_WORK TO COMPLETE_.
Lines containing the string "with" are to be collected in full.

_INPUT FOR THIS TASK_.
..........

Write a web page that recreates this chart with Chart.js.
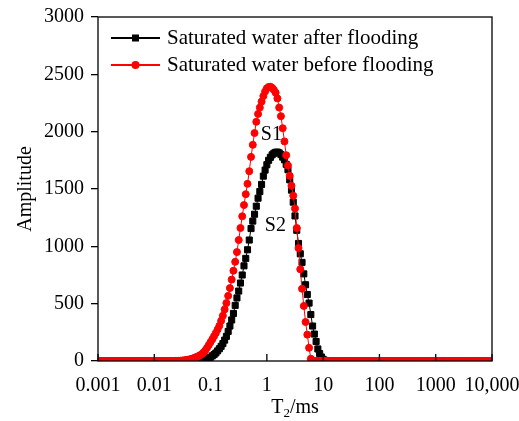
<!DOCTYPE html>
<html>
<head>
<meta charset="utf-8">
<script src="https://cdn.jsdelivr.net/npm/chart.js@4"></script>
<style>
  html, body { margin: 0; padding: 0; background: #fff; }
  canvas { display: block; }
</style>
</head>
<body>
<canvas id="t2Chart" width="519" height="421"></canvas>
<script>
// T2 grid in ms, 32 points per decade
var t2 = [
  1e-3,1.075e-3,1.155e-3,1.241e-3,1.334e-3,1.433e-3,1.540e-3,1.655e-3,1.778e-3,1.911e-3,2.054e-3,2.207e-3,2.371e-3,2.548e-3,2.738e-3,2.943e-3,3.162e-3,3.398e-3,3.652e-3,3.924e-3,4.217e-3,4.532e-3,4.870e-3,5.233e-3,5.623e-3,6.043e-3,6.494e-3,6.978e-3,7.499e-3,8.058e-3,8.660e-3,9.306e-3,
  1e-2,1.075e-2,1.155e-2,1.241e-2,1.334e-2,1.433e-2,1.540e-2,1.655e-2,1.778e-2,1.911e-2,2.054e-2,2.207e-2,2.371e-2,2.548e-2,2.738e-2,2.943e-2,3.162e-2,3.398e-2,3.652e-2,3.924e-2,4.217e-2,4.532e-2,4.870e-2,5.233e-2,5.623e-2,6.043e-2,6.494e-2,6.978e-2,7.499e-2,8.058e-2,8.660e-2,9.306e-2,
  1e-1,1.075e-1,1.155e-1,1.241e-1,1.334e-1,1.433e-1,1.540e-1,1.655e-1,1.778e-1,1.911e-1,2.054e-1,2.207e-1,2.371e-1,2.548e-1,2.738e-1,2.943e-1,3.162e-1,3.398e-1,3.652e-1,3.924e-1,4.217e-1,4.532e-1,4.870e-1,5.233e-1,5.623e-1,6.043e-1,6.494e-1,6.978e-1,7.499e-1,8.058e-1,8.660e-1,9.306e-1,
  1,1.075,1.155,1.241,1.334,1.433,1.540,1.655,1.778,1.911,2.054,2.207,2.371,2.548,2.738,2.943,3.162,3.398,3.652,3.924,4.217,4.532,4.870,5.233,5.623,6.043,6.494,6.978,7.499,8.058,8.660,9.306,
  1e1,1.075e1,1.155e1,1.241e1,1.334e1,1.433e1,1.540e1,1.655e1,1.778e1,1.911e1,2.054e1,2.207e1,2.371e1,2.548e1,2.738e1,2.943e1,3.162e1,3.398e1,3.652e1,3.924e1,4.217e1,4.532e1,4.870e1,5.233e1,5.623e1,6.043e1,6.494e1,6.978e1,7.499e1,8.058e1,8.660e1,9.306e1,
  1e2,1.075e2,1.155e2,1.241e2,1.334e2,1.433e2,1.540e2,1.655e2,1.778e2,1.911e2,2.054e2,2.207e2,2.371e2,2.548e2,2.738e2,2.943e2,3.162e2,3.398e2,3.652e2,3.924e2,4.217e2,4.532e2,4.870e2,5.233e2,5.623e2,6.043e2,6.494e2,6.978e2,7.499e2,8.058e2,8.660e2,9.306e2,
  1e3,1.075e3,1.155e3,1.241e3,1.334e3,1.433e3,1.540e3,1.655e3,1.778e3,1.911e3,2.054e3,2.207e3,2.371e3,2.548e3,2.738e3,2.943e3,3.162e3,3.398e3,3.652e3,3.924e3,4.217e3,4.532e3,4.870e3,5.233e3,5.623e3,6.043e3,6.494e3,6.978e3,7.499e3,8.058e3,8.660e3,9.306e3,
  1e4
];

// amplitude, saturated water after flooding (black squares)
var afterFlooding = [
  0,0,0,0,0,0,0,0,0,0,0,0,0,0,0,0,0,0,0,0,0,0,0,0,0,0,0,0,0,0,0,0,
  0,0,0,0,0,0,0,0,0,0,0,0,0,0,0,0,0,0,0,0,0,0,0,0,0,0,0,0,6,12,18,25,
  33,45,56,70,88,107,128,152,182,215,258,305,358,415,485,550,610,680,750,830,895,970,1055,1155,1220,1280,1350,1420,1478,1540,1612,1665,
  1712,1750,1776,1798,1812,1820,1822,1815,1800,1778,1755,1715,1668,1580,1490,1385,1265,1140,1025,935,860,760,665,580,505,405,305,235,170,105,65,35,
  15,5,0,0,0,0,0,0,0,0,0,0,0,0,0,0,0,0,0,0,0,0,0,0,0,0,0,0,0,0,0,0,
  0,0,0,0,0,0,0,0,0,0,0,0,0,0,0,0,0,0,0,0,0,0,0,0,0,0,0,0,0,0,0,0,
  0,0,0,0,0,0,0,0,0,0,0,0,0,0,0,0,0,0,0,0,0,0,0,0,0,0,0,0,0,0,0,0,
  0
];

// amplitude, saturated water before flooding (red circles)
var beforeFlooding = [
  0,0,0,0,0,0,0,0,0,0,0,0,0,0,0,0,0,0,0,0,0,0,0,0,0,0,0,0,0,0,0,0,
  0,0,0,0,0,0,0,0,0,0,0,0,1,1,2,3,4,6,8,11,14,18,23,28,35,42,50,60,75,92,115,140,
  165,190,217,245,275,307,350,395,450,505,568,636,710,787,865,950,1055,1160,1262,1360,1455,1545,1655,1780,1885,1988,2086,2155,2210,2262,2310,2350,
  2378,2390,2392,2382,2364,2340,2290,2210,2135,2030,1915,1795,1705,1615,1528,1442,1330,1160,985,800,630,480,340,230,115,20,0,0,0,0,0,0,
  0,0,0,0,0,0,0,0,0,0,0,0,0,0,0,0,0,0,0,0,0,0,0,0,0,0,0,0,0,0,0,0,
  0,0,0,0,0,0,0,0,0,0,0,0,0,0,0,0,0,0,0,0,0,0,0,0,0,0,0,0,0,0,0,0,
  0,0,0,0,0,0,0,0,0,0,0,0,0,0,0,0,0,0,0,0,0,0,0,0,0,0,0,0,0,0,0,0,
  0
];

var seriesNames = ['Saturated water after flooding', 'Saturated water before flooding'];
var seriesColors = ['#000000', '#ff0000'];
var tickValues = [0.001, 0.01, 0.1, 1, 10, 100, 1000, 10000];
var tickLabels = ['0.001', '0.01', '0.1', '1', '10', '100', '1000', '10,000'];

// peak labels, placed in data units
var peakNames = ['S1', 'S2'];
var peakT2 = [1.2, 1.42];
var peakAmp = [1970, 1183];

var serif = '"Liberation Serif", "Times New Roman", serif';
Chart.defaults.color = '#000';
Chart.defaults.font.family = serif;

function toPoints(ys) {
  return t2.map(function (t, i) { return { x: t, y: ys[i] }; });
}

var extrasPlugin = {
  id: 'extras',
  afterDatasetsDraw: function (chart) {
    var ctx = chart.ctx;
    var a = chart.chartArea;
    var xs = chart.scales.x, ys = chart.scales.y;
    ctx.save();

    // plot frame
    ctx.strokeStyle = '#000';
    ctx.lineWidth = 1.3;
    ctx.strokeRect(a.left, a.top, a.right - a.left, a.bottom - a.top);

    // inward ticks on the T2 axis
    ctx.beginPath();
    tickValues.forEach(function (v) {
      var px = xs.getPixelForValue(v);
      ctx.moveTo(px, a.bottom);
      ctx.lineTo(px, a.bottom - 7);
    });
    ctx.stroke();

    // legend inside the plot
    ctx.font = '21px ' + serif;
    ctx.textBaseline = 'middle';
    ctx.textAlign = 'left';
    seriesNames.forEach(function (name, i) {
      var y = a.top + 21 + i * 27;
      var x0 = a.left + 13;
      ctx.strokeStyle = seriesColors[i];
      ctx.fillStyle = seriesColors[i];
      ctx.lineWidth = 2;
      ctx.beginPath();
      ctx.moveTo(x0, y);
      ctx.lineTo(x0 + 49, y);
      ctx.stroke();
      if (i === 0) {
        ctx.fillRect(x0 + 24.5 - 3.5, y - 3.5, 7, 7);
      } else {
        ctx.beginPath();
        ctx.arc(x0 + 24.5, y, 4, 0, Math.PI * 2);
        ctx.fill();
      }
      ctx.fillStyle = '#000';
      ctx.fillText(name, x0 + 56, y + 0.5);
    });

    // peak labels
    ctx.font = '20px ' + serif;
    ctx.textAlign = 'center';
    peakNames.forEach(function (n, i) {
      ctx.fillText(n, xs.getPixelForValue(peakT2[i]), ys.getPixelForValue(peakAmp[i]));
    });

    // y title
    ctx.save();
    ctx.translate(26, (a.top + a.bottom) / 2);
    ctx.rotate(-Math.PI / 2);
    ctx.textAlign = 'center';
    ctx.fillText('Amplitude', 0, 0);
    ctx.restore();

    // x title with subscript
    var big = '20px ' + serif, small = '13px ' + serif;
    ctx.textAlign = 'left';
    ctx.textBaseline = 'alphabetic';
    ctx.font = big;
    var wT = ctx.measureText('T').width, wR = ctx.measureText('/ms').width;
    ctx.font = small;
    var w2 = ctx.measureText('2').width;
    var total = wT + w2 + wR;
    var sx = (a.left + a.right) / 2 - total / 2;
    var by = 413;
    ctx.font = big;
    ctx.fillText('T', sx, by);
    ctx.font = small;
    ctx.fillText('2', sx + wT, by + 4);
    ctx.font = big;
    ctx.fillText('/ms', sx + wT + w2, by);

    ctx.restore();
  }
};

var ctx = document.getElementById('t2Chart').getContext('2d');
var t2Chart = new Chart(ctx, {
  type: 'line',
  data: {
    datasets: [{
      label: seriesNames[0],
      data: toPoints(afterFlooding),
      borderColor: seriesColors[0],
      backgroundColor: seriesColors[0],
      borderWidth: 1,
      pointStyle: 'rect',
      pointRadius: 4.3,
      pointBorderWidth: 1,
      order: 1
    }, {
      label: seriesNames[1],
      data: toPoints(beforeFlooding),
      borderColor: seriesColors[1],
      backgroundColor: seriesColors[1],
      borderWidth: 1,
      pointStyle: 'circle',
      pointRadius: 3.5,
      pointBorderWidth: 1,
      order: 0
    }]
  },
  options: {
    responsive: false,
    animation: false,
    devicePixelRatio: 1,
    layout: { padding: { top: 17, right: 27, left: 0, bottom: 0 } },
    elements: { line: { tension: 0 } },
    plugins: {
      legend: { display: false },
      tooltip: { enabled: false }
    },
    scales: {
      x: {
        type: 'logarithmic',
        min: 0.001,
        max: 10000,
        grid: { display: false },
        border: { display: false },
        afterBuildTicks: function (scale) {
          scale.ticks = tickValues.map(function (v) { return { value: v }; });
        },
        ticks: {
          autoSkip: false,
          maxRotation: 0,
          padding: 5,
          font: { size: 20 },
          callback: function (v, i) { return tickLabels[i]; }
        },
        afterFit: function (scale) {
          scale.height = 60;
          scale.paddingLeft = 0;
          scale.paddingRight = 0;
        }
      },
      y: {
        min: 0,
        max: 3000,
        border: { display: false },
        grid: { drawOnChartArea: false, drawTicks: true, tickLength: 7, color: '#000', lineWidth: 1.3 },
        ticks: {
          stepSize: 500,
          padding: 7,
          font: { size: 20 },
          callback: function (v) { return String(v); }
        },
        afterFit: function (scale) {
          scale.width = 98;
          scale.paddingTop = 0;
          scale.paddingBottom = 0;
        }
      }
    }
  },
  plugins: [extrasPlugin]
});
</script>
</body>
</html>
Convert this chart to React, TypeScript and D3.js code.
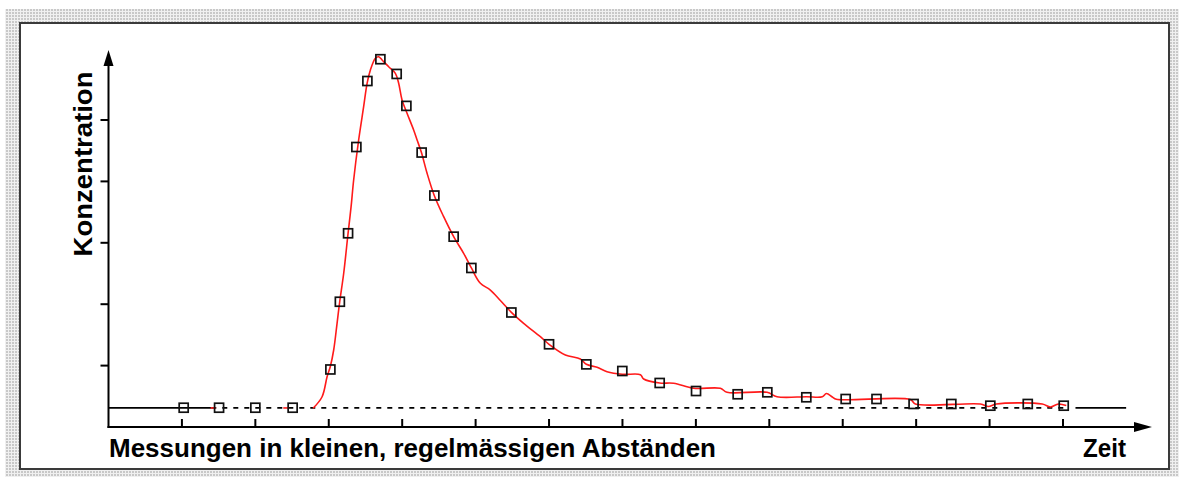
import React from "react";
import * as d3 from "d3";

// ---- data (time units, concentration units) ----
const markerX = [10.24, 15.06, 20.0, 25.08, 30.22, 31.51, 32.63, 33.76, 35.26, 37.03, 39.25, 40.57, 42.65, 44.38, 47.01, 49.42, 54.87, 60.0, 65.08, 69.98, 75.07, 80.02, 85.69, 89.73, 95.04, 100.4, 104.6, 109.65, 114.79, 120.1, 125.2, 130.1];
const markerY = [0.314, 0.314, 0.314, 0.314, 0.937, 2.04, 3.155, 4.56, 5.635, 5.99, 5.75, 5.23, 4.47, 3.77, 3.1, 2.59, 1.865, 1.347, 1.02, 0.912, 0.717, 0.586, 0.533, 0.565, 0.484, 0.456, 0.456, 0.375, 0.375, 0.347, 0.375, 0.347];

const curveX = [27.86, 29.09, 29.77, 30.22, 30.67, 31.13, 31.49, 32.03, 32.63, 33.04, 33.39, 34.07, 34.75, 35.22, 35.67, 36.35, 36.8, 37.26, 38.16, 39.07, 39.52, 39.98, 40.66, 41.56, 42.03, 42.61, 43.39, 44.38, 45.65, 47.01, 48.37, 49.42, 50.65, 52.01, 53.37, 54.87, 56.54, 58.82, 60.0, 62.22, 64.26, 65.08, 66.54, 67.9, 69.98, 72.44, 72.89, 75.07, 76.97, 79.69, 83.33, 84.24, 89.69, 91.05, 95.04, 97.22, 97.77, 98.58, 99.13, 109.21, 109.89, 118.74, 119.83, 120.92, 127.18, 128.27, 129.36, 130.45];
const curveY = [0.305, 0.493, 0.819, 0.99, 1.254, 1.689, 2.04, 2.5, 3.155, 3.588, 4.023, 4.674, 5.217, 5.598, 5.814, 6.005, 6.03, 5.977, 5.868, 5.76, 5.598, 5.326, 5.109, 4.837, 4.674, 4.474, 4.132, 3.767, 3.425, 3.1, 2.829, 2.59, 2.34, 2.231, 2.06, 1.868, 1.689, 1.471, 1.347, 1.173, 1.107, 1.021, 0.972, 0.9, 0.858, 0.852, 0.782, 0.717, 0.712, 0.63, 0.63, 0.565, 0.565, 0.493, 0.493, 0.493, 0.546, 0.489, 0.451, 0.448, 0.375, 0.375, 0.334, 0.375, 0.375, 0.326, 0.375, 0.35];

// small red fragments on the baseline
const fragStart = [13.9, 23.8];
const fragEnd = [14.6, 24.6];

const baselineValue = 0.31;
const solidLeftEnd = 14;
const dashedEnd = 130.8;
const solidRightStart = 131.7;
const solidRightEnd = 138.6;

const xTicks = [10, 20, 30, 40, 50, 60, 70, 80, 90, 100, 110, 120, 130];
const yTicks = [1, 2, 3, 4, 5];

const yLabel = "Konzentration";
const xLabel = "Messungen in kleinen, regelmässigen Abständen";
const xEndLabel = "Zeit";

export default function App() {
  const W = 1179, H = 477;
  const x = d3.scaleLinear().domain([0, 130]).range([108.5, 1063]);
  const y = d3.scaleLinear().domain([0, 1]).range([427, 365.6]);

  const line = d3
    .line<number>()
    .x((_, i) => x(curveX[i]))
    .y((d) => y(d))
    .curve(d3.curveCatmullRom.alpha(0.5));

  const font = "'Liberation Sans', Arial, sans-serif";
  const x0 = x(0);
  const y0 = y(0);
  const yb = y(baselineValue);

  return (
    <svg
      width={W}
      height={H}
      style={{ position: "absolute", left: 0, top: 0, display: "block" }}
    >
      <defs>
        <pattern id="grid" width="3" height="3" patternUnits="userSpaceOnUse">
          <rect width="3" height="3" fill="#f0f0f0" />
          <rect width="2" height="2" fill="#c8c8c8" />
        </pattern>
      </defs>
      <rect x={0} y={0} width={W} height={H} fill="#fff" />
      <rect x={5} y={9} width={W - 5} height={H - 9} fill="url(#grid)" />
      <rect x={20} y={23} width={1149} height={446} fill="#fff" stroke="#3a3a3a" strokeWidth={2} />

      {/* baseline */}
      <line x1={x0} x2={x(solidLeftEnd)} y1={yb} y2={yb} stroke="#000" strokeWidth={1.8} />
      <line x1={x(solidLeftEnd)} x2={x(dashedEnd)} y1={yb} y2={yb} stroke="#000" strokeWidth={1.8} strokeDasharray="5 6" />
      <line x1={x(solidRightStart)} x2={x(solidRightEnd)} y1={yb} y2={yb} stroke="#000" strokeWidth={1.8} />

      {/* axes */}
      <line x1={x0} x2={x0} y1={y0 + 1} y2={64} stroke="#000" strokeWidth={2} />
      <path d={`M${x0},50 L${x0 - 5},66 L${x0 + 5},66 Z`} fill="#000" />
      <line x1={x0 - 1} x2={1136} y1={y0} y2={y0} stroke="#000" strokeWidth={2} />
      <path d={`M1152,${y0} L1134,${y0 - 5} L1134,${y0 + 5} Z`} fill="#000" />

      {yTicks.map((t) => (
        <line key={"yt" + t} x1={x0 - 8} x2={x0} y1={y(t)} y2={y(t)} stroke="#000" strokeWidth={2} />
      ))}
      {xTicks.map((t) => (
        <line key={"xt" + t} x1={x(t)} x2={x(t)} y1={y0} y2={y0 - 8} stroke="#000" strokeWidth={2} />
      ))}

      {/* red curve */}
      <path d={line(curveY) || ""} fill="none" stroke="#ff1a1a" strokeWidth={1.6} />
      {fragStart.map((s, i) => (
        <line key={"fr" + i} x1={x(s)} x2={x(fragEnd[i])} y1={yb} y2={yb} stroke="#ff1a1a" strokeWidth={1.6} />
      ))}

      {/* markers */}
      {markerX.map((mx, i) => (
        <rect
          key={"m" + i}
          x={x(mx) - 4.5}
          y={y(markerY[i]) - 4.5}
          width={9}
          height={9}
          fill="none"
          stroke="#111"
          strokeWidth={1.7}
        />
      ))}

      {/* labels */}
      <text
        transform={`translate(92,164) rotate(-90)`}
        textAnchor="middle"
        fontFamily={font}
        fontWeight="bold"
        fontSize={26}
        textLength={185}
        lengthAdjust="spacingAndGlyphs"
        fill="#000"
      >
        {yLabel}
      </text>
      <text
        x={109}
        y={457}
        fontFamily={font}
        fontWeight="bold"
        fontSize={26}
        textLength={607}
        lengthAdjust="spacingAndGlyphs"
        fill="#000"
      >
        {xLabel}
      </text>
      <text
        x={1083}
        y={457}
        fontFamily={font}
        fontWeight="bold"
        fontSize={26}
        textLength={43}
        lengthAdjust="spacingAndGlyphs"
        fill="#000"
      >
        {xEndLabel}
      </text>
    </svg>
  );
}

..........

_RIGHT ANSWER_.
Write a web page that recreates this chart with Chart.js.
    // x title with subscript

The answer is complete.